-- Start of Extracted material --
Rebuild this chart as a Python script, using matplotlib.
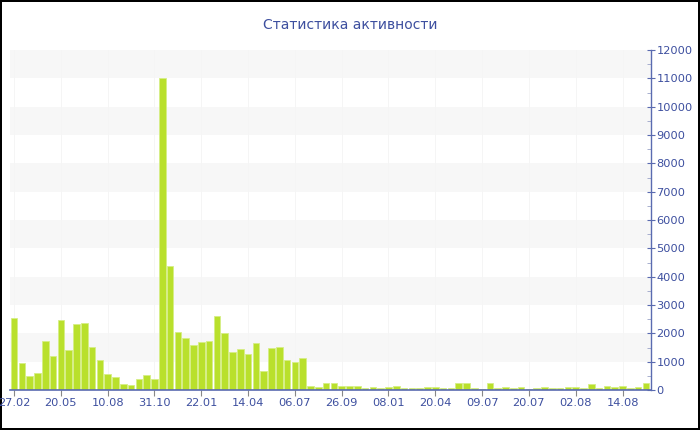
import numpy as np
import matplotlib
matplotlib.use("Agg")
import matplotlib.pyplot as plt
from matplotlib.ticker import MultipleLocator

# Data
values = [2540, 940, 495, 600, 1720, 1200, 2480, 1410, 2340, 2375,
          1510, 1050, 575, 450, 200, 190, 390, 540, 390, 11000,
          4380, 2035, 1845, 1575, 1680, 1740, 2620, 2000, 1330, 1435,
          1270, 1650, 670, 1480, 1530, 1050, 990, 1120, 155, 105,
          235, 235, 150, 145, 140, 80, 105, 85, 118, 140,
          85, 85, 70, 118, 105, 70, 70, 255, 260, 60,
          40, 250, 60, 100, 70, 118, 45, 80, 90, 60,
          60, 90, 90, 80, 212, 60, 125, 95, 125, 70,
          95, 255]
tick_labels = ["27.02", "20.05", "10.08", "31.10", "22.01", "14.04", "06.07",
               "26.09", "08.01", "20.04", "09.07", "20.07", "02.08", "14.08"]
title = "Статистика активности"

text_col = "#3d4f9f"
axis_col = "#5a6bb0"
bar_col = "#b9e02c"

fig = plt.figure(figsize=(7, 4.3), dpi=100)
fig.patch.set_facecolor("white")
fig.patch.set_edgecolor("black")
fig.patch.set_linewidth(1.5)

ax = fig.add_axes([10 / 700, 40 / 430, 641 / 700, 340 / 430])

x = np.arange(len(values))
ax.set_xlim(-0.52, len(values) - 0.35)
ax.set_ylim(0, 12000)

# alternating bands
for lo in range(1000, 12000, 2000):
    ax.axhspan(lo, lo + 1000, color="#f7f7f7", zorder=0, lw=0)

tick_pos = x[::6][:len(tick_labels)]
for p in tick_pos:
    ax.axvline(p, color="#f5f5f5", lw=0.7, zorder=0.5)

ax.bar(x, values, width=0.84, color=bar_col, edgecolor="#d6ee86",
       linewidth=0.6, zorder=2)

ax.set_xticks(tick_pos)
ax.set_xticklabels(tick_labels)
ax.yaxis.tick_right()
ax.yaxis.set_major_locator(MultipleLocator(1000))
ax.yaxis.set_minor_locator(MultipleLocator(500))

for s in ["left", "top"]:
    ax.spines[s].set_visible(False)
ax.spines["right"].set_color(axis_col)
ax.spines["bottom"].set_color(axis_col)
ax.spines["right"].set_linewidth(1)
ax.spines["bottom"].set_linewidth(1.2)

ax.tick_params(axis="y", which="major", direction="inout", length=6,
               color=axis_col, labelcolor=text_col, labelsize=8.2, pad=1)
ax.tick_params(axis="y", which="minor", direction="in", length=3,
               color="#9aa3c8")
ax.tick_params(axis="x", which="major", direction="out", length=4,
               color="#888888", labelcolor=text_col, labelsize=8.2, pad=2)

fig.text(0.5, 1 - 25 / 430, title, ha="center", va="center",
         color=text_col, fontsize=10)

fig.savefig("out.png", dpi=100)
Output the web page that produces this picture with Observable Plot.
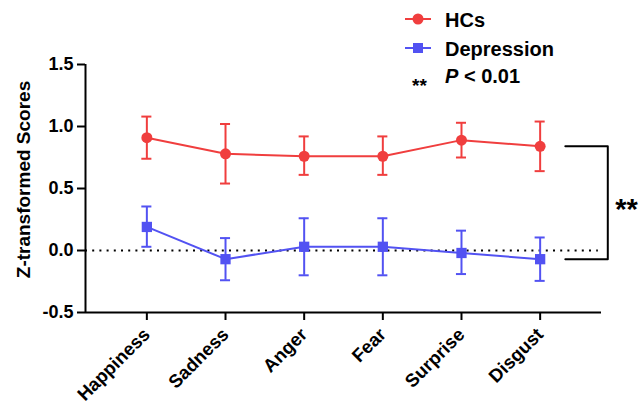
-- End of Extracted material --
Pictures are excluded; output everything else in the data verbatim.

(Result for this exercise):
Rebuild this chart as a Python script, using matplotlib.
import numpy as np
import matplotlib
matplotlib.use("Agg")
import matplotlib.pyplot as plt
from matplotlib.ticker import MultipleLocator

# Data
values = [2540, 940, 495, 600, 1720, 1200, 2480, 1410, 2340, 2375,
          1510, 1050, 575, 450, 200, 190, 390, 540, 390, 11000,
          4380, 2035, 1845, 1575, 1680, 1740, 2620, 2000, 1330, 1435,
          1270, 1650, 670, 1480, 1530, 1050, 990, 1120, 155, 105,
          235, 235, 150, 145, 140, 80, 105, 85, 118, 140,
          85, 85, 70, 118, 105, 70, 70, 255, 260, 60,
          40, 250, 60, 100, 70, 118, 45, 80, 90, 60,
          60, 90, 90, 80, 212, 60, 125, 95, 125, 70,
          95, 255]
tick_labels = ["27.02", "20.05", "10.08", "31.10", "22.01", "14.04", "06.07",
               "26.09", "08.01", "20.04", "09.07", "20.07", "02.08", "14.08"]
title = "Статистика активности"

text_col = "#3d4f9f"
axis_col = "#5a6bb0"
bar_col = "#b9e02c"

fig = plt.figure(figsize=(7, 4.3), dpi=100)
fig.patch.set_facecolor("white")
fig.patch.set_edgecolor("black")
fig.patch.set_linewidth(1.5)

ax = fig.add_axes([10 / 700, 40 / 430, 641 / 700, 340 / 430])

x = np.arange(len(values))
ax.set_xlim(-0.52, len(values) - 0.35)
ax.set_ylim(0, 12000)

# alternating bands
for lo in range(1000, 12000, 2000):
    ax.axhspan(lo, lo + 1000, color="#f7f7f7", zorder=0, lw=0)

tick_pos = x[::6][:len(tick_labels)]
for p in tick_pos:
    ax.axvline(p, color="#f5f5f5", lw=0.7, zorder=0.5)

ax.bar(x, values, width=0.84, color=bar_col, edgecolor="#d6ee86",
       linewidth=0.6, zorder=2)

ax.set_xticks(tick_pos)
ax.set_xticklabels(tick_labels)
ax.yaxis.tick_right()
ax.yaxis.set_major_locator(MultipleLocator(1000))
ax.yaxis.set_minor_locator(MultipleLocator(500))

for s in ["left", "top"]:
    ax.spines[s].set_visible(False)
ax.spines["right"].set_color(axis_col)
ax.spines["bottom"].set_color(axis_col)
ax.spines["right"].set_linewidth(1)
ax.spines["bottom"].set_linewidth(1.2)

ax.tick_params(axis="y", which="major", direction="inout", length=6,
               color=axis_col, labelcolor=text_col, labelsize=8.2, pad=1)
ax.tick_params(axis="y", which="minor", direction="in", length=3,
               color="#9aa3c8")
ax.tick_params(axis="x", which="major", direction="out", length=4,
               color="#888888", labelcolor=text_col, labelsize=8.2, pad=2)

fig.text(0.5, 1 - 25 / 430, title, ha="center", va="center",
         color=text_col, fontsize=10)

fig.savefig("out.png", dpi=100)
Output the web page that produces this picture with Observable Plot.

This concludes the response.